• _PROBLEM_
Each line that follows is to be retyped exactly.
┌─ DATA SHOWN
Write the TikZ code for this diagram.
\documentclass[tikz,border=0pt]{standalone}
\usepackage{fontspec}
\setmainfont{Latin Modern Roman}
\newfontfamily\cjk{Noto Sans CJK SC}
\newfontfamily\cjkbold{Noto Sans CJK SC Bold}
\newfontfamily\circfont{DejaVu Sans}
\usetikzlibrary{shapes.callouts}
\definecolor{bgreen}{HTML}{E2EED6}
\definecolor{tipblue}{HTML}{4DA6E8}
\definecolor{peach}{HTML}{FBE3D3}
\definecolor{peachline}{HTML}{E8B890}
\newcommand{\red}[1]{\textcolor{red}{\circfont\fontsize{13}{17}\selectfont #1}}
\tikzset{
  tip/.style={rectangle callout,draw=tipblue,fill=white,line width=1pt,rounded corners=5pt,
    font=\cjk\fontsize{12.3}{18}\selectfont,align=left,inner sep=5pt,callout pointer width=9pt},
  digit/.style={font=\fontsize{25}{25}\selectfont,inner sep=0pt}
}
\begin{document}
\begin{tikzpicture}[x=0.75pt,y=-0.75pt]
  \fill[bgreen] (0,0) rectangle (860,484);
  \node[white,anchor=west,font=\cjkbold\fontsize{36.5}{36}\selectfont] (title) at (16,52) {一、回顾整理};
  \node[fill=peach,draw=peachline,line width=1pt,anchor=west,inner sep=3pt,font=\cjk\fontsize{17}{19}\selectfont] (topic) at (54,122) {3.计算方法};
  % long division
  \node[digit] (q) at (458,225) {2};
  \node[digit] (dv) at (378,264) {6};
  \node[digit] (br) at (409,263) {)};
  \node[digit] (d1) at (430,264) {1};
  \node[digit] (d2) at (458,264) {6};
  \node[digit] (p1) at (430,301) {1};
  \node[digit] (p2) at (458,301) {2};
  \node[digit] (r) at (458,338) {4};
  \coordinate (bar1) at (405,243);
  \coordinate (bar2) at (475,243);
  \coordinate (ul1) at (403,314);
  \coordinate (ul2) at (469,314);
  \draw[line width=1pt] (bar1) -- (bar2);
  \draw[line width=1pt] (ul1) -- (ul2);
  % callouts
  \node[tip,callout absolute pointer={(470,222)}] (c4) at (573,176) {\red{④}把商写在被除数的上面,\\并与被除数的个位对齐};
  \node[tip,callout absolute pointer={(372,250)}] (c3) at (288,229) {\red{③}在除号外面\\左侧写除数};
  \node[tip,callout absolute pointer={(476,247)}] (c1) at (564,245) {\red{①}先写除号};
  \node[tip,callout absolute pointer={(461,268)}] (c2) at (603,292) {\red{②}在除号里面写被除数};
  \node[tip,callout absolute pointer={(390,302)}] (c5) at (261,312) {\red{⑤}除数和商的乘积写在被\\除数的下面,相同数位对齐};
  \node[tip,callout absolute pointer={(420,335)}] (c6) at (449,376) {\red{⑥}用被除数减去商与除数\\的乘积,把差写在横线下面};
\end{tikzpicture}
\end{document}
└─
• _ANSWER TO THE TASK_
Write the TikZ code for this diagram.
\documentclass[tikz,border=0pt]{standalone}
\usepackage{fontspec}
\setmainfont{Latin Modern Roman}
\newfontfamily\cjk{Noto Sans CJK SC}
\newfontfamily\cjkbold{Noto Sans CJK SC Bold}
\newfontfamily\circfont{DejaVu Sans}
\usetikzlibrary{shapes.callouts}
\definecolor{bgreen}{HTML}{E2EED6}
\definecolor{tipblue}{HTML}{4DA6E8}
\definecolor{peach}{HTML}{FBE3D3}
\definecolor{peachline}{HTML}{E8B890}
\newcommand{\red}[1]{\textcolor{red}{\circfont\fontsize{13}{17}\selectfont #1}}
\tikzset{
  tip/.style={rectangle callout,draw=tipblue,fill=white,line width=1pt,rounded corners=5pt,
    font=\cjk\fontsize{12.3}{18}\selectfont,align=left,inner sep=5pt,callout pointer width=9pt},
  digit/.style={font=\fontsize{25}{25}\selectfont,inner sep=0pt}
}
\begin{document}
\begin{tikzpicture}[x=0.75pt,y=-0.75pt]
  \fill[bgreen] (0,0) rectangle (860,484);
  \node[white,anchor=west,font=\cjkbold\fontsize{36.5}{36}\selectfont] (title) at (16,52) {一、回顾整理};
  \node[fill=peach,draw=peachline,line width=1pt,anchor=west,inner sep=3pt,font=\cjk\fontsize{17}{19}\selectfont] (topic) at (54,122) {3.计算方法};
  % long division
  \node[digit] (q) at (458,225) {2};
  \node[digit] (dv) at (378,264) {6};
  \node[digit] (br) at (409,263) {)};
  \node[digit] (d1) at (430,264) {1};
  \node[digit] (d2) at (458,264) {6};
  \node[digit] (p1) at (430,301) {1};
  \node[digit] (p2) at (458,301) {2};
  \node[digit] (r) at (458,338) {4};
  \coordinate (bar1) at (405,243);
  \coordinate (bar2) at (475,243);
  \coordinate (ul1) at (403,314);
  \coordinate (ul2) at (469,314);
  \draw[line width=1pt] (bar1) -- (bar2);
  \draw[line width=1pt] (ul1) -- (ul2);
  % callouts
  \node[tip,callout absolute pointer={(470,222)}] (c4) at (573,176) {\red{④}把商写在被除数的上面,\\并与被除数的个位对齐};
  \node[tip,callout absolute pointer={(372,250)}] (c3) at (288,229) {\red{③}在除号外面\\左侧写除数};
  \node[tip,callout absolute pointer={(476,247)}] (c1) at (564,245) {\red{①}先写除号};
  \node[tip,callout absolute pointer={(461,268)}] (c2) at (603,292) {\red{②}在除号里面写被除数};
  \node[tip,callout absolute pointer={(390,302)}] (c5) at (261,312) {\red{⑤}除数和商的乘积写在被\\除数的下面,相同数位对齐};
  \node[tip,callout absolute pointer={(420,335)}] (c6) at (449,376) {\red{⑥}用被除数减去商与除数\\的乘积,把差写在横线下面};
\end{tikzpicture}
\end{document}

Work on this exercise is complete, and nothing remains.